5. There is also a judgment of Krishna Iyer, J. of this court (as he then was) in Kunhamma v. Uduppuru (1969 Ker LR 481) construing the provisions of Sections 15 and 18 of the Agriculturists Debt Relief Act, 31 of 1958 almost similarly worded. Observed the learned Judge :
'8. The property sold under Ext. P-3 covered the totality of the rights in the property that belonged to the 1st defendant and a sum of Rs. 3,000/- was fixed as the price, regardless of encumbrances. The purchaser took the property subject to the burden attached to it. The vendor has bargained for and secured the price of his interest whatever it may be, and the purchaser thereafter becomes the owner of the property. The whole property, burdened though with the encumbrances, is his. Therefore, under Section 15, when he unconditionally leaves all his assets 'in the control of the Court' he makes over the whole property. There is no scope for a dissection of the entire property into the equity of redemption and the mortgage and claiming that the mortgage is altogether unaffected by the proceedings under Section 15. It is a specious argument which has no merit, in commonsense and in law, and casuistry cannot prevail in Court'.

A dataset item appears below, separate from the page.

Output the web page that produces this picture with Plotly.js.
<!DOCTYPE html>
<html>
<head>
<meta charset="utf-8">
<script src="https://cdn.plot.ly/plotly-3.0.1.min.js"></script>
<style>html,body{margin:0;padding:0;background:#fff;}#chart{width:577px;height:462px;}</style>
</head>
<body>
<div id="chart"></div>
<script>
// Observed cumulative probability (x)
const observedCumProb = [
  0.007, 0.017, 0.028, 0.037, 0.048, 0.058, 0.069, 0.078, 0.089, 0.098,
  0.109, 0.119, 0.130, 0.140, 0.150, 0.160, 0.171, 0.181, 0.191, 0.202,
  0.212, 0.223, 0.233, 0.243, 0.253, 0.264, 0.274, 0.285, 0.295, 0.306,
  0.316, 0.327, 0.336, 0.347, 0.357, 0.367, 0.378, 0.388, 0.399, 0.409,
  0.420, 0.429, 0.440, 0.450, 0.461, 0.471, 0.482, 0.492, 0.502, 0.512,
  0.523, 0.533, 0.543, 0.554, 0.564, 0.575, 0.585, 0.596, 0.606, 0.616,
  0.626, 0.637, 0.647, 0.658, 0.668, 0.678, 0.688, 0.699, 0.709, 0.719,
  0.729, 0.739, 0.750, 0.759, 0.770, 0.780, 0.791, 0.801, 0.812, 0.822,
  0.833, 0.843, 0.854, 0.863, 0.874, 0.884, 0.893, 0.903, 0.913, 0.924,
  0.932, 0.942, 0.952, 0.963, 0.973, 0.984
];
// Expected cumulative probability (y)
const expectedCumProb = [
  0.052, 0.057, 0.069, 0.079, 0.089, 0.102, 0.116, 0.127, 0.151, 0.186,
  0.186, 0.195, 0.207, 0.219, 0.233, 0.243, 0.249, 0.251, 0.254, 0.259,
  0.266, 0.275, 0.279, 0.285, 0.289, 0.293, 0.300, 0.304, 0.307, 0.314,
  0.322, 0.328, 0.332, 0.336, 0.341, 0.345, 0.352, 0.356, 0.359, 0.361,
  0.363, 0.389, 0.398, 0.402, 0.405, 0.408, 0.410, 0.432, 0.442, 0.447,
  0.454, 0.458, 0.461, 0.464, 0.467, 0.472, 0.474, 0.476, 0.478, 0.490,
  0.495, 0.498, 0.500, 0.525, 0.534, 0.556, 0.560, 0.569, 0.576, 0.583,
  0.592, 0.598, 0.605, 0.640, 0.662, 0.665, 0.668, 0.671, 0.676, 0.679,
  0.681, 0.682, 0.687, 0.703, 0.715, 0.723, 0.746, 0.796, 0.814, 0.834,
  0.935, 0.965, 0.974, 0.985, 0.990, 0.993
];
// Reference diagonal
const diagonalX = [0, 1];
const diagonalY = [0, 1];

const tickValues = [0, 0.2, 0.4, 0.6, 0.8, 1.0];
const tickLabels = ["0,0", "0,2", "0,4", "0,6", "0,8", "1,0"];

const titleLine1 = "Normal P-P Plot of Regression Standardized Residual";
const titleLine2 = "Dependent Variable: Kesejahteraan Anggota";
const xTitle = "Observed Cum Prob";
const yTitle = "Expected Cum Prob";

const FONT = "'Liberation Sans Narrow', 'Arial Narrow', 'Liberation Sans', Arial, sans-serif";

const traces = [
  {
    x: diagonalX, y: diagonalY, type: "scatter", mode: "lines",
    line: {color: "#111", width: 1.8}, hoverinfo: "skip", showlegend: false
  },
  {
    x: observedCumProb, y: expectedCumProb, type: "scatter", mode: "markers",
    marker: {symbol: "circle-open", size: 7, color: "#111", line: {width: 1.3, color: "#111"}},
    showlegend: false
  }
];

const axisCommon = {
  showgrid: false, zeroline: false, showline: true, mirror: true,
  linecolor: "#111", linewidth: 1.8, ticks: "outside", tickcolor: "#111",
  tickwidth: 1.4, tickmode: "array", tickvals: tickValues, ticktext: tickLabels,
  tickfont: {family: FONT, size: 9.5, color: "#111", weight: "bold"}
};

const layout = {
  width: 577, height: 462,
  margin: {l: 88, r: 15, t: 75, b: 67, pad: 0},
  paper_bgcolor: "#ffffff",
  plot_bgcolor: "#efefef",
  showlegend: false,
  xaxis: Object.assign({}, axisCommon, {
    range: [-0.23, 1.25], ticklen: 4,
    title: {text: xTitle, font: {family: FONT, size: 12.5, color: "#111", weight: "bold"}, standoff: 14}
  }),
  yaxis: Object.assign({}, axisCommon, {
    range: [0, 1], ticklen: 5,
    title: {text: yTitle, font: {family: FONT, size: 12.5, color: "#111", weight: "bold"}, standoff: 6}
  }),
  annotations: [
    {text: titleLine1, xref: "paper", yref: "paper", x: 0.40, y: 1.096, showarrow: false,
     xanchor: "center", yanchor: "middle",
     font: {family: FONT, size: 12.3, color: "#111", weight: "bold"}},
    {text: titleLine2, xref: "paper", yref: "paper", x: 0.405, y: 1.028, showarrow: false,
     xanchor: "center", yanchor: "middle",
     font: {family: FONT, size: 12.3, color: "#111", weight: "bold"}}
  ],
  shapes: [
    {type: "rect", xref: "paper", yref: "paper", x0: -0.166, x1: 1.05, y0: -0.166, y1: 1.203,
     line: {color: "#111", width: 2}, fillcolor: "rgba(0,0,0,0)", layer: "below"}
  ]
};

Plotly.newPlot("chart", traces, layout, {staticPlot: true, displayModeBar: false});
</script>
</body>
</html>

6. With the above exposition of the scope and content of the sections, we are in respectful agreement. It is therefore clear that when the debtor leaves his assets under the control of the court, the assets thus left have to be understood in a wide and comprehensive sense. It is further clear that a usufructuary mortgagee is also within the scheme of the settlement. The position is thus clear from the statutory provisions and the judicial expositions noticed. We find it unable to grant the prayer made by the revision petitioner that the property which is the subject of the usufructuary mortgage in his favour be restored to his possession by the receiver who seems to have taken charge of the assets of the debtor.

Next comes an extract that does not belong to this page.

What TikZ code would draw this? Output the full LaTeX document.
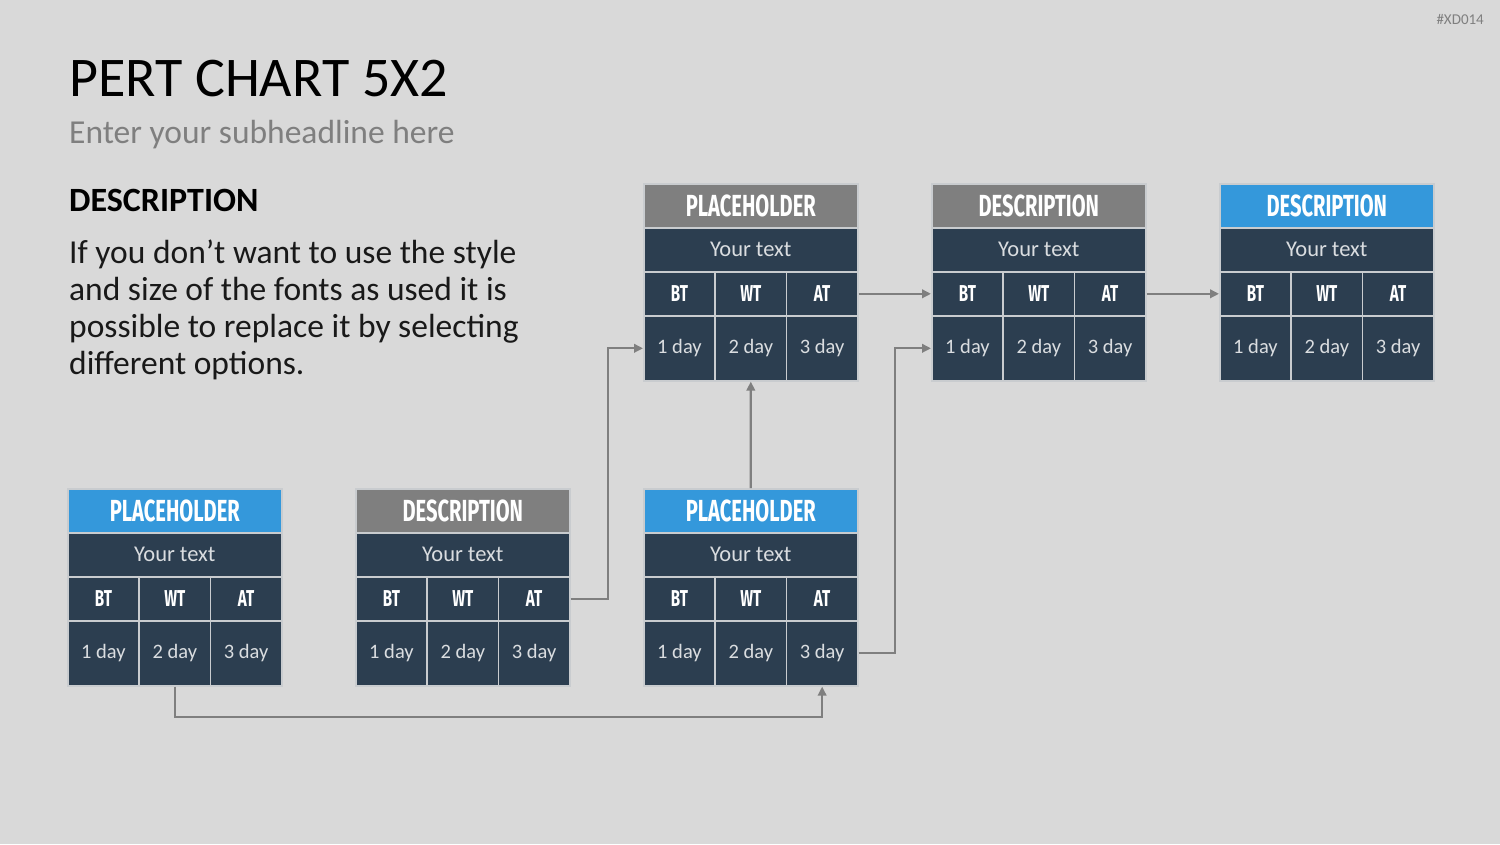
\documentclass[tikz,border=0pt]{standalone}
\usepackage{fontspec}
\setmainfont{Carlito}
\newfontfamily\headfont[FakeStretch=0.66]{Fira Sans}
\usetikzlibrary{arrows.meta}
\definecolor{bg}{HTML}{D9D9D9}
\definecolor{cell}{HTML}{2C3E50}
\definecolor{hblue}{HTML}{3498DB}
\definecolor{hgray}{HTML}{7F7F7F}
\definecolor{sep}{HTML}{C9CCCF}
\definecolor{ctext}{HTML}{DADDE0}
\definecolor{conn}{HTML}{7F7F7F}
\tikzset{
  base/.style={anchor=north west, inner sep=0pt, draw=sep, line width=1.6pt},
  hdr/.style={base, minimum width=214pt, minimum height=44pt, text=white,
    font=\headfont\bfseries\fontsize{30.5}{30.5}\selectfont},
  txtrow/.style={base, fill=cell, minimum width=214pt, minimum height=44pt, text=ctext,
    font=\fontsize{22.5}{22.5}\selectfont},
  colhead/.style={base, fill=cell, minimum width=71.33pt, minimum height=44pt, text=white,
    font=\headfont\bfseries\fontsize{23}{23}\selectfont},
  daycell/.style={base, fill=cell, minimum width=71.33pt, minimum height=65pt, text=ctext,
    font=\fontsize{20.5}{20.5}\selectfont},
  conn/.style={draw=conn, line width=2.2pt, -{Triangle[length=9pt,width=8.5pt]}}
}
\newcommand{\pertbox}[5]{%
  % #1 name, #2 x, #3 y, #4 header color, #5 header text
  \node[hdr, fill=#4] (#1h) at (#2,#3) {#5};
  \node[txtrow] (#1t) at (#2,#3+44) {Your text};
  \node[colhead] (#1bt) at (#2,#3+88) {BT};
  \node[colhead] (#1wt) at (#2+71.33,#3+88) {WT};
  \node[colhead] (#1at) at (#2+142.67,#3+88) {AT};
  \node[daycell] (#1da) at (#2,#3+132) {1 day};
  \node[daycell] (#1db) at (#2+71.33,#3+132) {2 day};
  \node[daycell] (#1dc) at (#2+142.67,#3+132) {3 day};
}
\begin{document}
\begin{tikzpicture}[x=1pt,y=-1pt]
\fill[bg] (0,0) rectangle (1500,844);
\useasboundingbox (0,0) rectangle (1500,844);
\node[anchor=base east, inner sep=0pt, text=hgray, font=\fontsize{15}{15}\selectfont] (code) at (1484,24) {\#XD014};
\node[anchor=base west, inner sep=0pt, font=\fontsize{56}{56}\selectfont] (title) at (69,96) {PERT CHART 5X2};
\node[anchor=base west, inner sep=0pt, text=hgray, font=\fontsize{33.5}{33.5}\selectfont] (sub) at (69,143) {Enter your subheadline here};
\node[anchor=base west, inner sep=0pt, font=\bfseries\fontsize{34}{34}\selectfont] (desc) at (69,211) {DESCRIPTION};
\node[anchor=base west, inner sep=0pt, align=left, text=black!90, font=\fontsize{33.5}{36.7}\selectfont] (para) at (69,374)
  {If you don’t want to use the style\\and size of the fonts as used it is\\possible to replace it by selecting\\different options.};

\pertbox{a}{643}{183}{hgray}{PLACEHOLDER}
\pertbox{b}{931}{183}{hgray}{DESCRIPTION}
\pertbox{c}{1219}{183}{hblue}{DESCRIPTION}
\pertbox{d}{67}{488}{hblue}{PLACEHOLDER}
\pertbox{e}{355}{488}{hgray}{DESCRIPTION}
\pertbox{f}{643}{488}{hblue}{PLACEHOLDER}

\draw[conn] (aat.east) -- (bbt.west);
\draw[conn] (bat.east) -- (cbt.west);
\draw[conn] (fh.north) -- (adb.south);
\draw[conn] (eat.east) -- ++(37,0) |- (ada.west);
\draw[conn] (fdc.east) -- ++(36,0) |- (bda.west);
\draw[conn] (ddb.south) -- ++(0,30) -| (fdc.south);
\end{tikzpicture}
\end{document}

7. It was stated by the learned Judges that one of the points for consideration would be whether by reason of Section 15 (7) of the Act attracting the provisions of the Insolvency Act, any difference would be made to the position expounded in 1966 Ker LR 512. We do not think that these provisions would make any difference. For the one thing, it attracts only the procedure under the Insolvency Act; for another under the Insolvency Act a secured creditor is outside the scheme of Insolvency. But under the provisions of the Act here in question, he is not outside the scheme of settlement. We are therefore of the view that Section 15 (7) does not make any difference to the position that we have stated. 1966 Ker LR 512 does not require reconsideration. We affirm the judgment of the court below and dismiss the revision petition, in the circumstances., without costs.